I do not believe piety requires the notion of a personified deity. There are those who sense the sacred all around them without such images. In fact, many of those who must declare themselves to be atheists in this culture, would be considered great mystics in a culture with a wider religious imagination.
Jürgen Habermas once gave an obituary to the philosopher, Richard Rorty which makes this point very clear, at least to me.
“One small autobiographical piece by Rorty bears the title ‘Wild Orchids and Trotsky.’ In it, Rorty describes how as a youth he ambled around the blooming hillside in north-west New Jersey, and breathed in the stunning odour of the orchids. Around the same time he discovered a fascinating book at the home of his leftist parents, defending Leon Trotsky against Stalin. This was the origin of the vision that the young Rorty took with him to college: philosophy is there to reconcile the celestial beauty of orchids with Trotsky’s dream of justice on earth. Nothing is sacred to Rorty the ironist.

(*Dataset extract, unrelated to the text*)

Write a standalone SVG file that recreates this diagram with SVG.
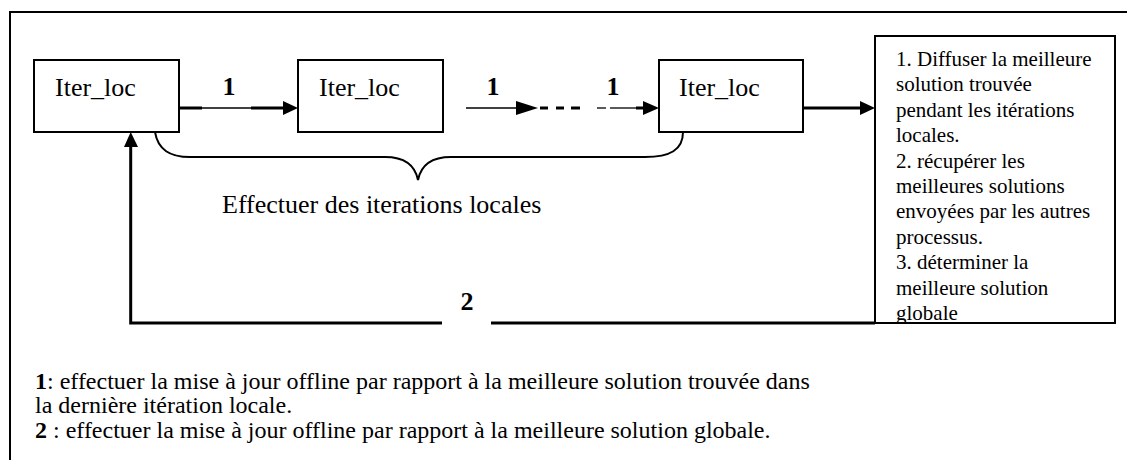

Asked at the end of his life about the ‘holy’, the strict atheist answered with words reminiscent of the young Hegel: ‘My sense of the holy is bound up with the hope that some day my remote descendants will live in a global civilization in which love is pretty much the only law.”
If anyone cannot hear the same music of the Sermon on the Mount, or Isaiah, the Bhagavad Gita, or Buddha’s Dhammapada playing behind the words of that charitable atheist, we might question whether they have ears to hear.